Correspondance de Voltaire/1749/Lettre 1937

Correspondance de Voltaire/1749
Correspondance : année 1749GarnierŒuvres complètes de Voltaire, tome 36 (p. 556-557).

1937. – À M. LE PRÉSIDENT HÉNAULT,
à table avec les grâces.
Cirey, ce 3 janvier 1749.

Vous qui de la chronologie
Avez réformé les erreurs ;
Vous dont la main cueillit les fleurs
De la plus belle poésie ;
Vous qui de la philosophie
Avez sondé les profondeurs,
Malgré les plaisirs séducteurs
Qui partagèrent votre vie ;
Hénault, dites-moi, je vous prie,
Par quel art, par quelle magie,
Avec tant de succès flatteurs,
Vous avez désarmé l’envie, etc.

Voilà, mon illustre et charmant confrère, comment j’avais corrigé le commencement de l’Épître que j’ai eu l’honneur de vous adresser, et j’allais vous l’envoyer, quand j’ai reçu votre lettre[1]. J’ai été très-fâché qu’on eût envoyé des copies de ce petit ouvrage avant que je susse si le héros de la pièce était content. Et pour comble de disgrâce, les copies avaient été faites par une espèce d’aide-de-camp qui estropie terriblement les vers. Je ne suis pas tout à fait content de ce commencement : il est plus digne du public que les premiers vers, qui n’étaient que familiers ; mais il me semble qu’il n’est pas frappé assez fortement. J’ai bien à cœur que ce petit ouvrage soit bon, et qu’il fasse aller un jour mon nom à côté du vôtre.

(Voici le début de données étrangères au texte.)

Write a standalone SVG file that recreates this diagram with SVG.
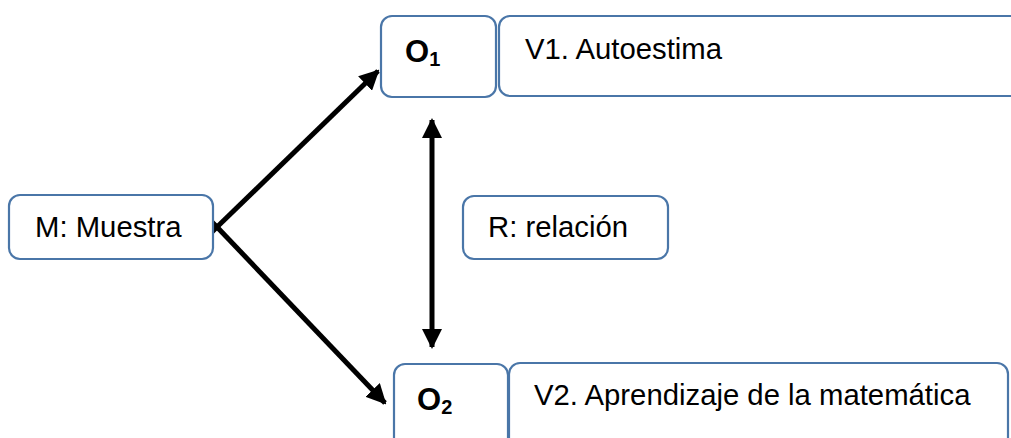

Au reste, les personnes qui ont condamné les soupés me paraissent indignes de souper ; c’est, à mon sens, la critique du monde la plus ridicule. Mais les gens qui ont tort sont presque toujours les plus forts ; pour moi, qui ne soupe plus, je retranche les soupés, même en vers. Mme du Châtelet, à qui je ne donnerai plus mes vers que quand j’y aurai mis la dernière main, vous fait mille compliments. Voulez-vous bien permettre que j’assure Mme du Deffant de mon respect ?

Je reçois aussi une lettre de vous, renvoyée de Lunéville à Paris et à Cirey. Je vous remercie de tant de faveurs. Conservez-moi une amitié aussi nécessaire à ma gloire, si j’en ai, qu’au bonheur de ma vie ; cette vie est à vous.

On dit que vous logez près de mes confrères les Incurables ; je me flatte que vous ne l’êtes pas. Les murs de Thèbes, d’Ilion et de Babylone, ne sont plus ; mais mon cœur restera inébranlable à la tendre amitié qu’il vous porte.

  1. Voyez, tome X, la note et les variantes de l’épître au président Hénault, datée de novembre 1748.